Oil Rig Community

Just recently, we looked at Seaventures Resort, an old oil rig that had been refitted to accommodate scuba enthusiasts. Seaventures is a smart example of efficient recycling. Why spend more to build a floating hotel from scratch when you can just reuse something that’s already there?

Designers Ku Yee Kee and Hor Sue-Wern are also exploring the potential of off sea oil rigs. They’re envisioning ways to completely refit old, abandoned oil rigs to transform them into bustling living centers that can permanently host inhabitants.

Oil Rig Suburbs

Their design features staggered layers of outward jutting living units, all surrounding a central recreational and community center. This layout is an extremely efficient use of space, which is crucial for such a small community.

With sustainability features, such as wind turbines and tidal energy generators, oil rig communities such as these could remain fairly sustainable and successfully support potentially hundreds of people. Don’t think that these oil rigs are the next suburb, however, because oil rig communities will only really be suited for a specific type of person.

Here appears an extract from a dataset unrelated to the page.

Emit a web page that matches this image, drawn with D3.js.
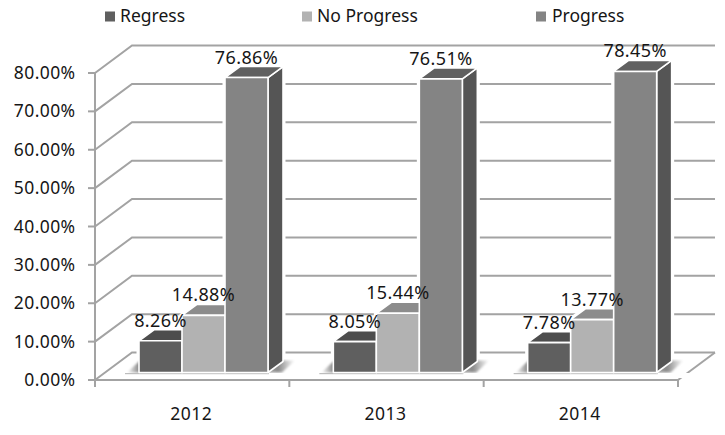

Compared to several other floating community designs, urbanized oil rigs have several disadvantages. First off, a smaller space would mean that there is less area devoted to labor and work, meaning that only a select group of individuals would be able to make a living there. Unless you’re a reclusive author, marine biologist, or eccentric inventor who does his best work in solitude, you’re probably better off avoiding oil rig habitats.

Transformed Oil Rig

Additionally, people who live in these oil rigs would need to be comfortable with (and, indeed, actually enjoy) being separated from the bulk of mainland. Larger floating cities, such as Noah’s Arc, contain such an enormous number of people that inhabitants see new faces all the time. If you’re stuck on a manmade island with 100 or so people, then you’d better be sure that you really like those people, or you’re bound to go stir crazy.

Transforming old oil rigs into communities is an interesting idea, but it will realistically lack a few features that will be necessary for normal living. If the oil rigs were close to bustling cities, then communities like these might actually be possible. After all, riding to work on a boat is a great way to beat rush hour, and you’d constantly have a great view of the ocean.

If the oil rig is more than 30 miles from a major city, though, that’s when things start to get tricky. In cases like that, you’re not creating an aquatic community so much as a prison. At that point, it starts to look like the setting for some weird, seaborne murder mystery.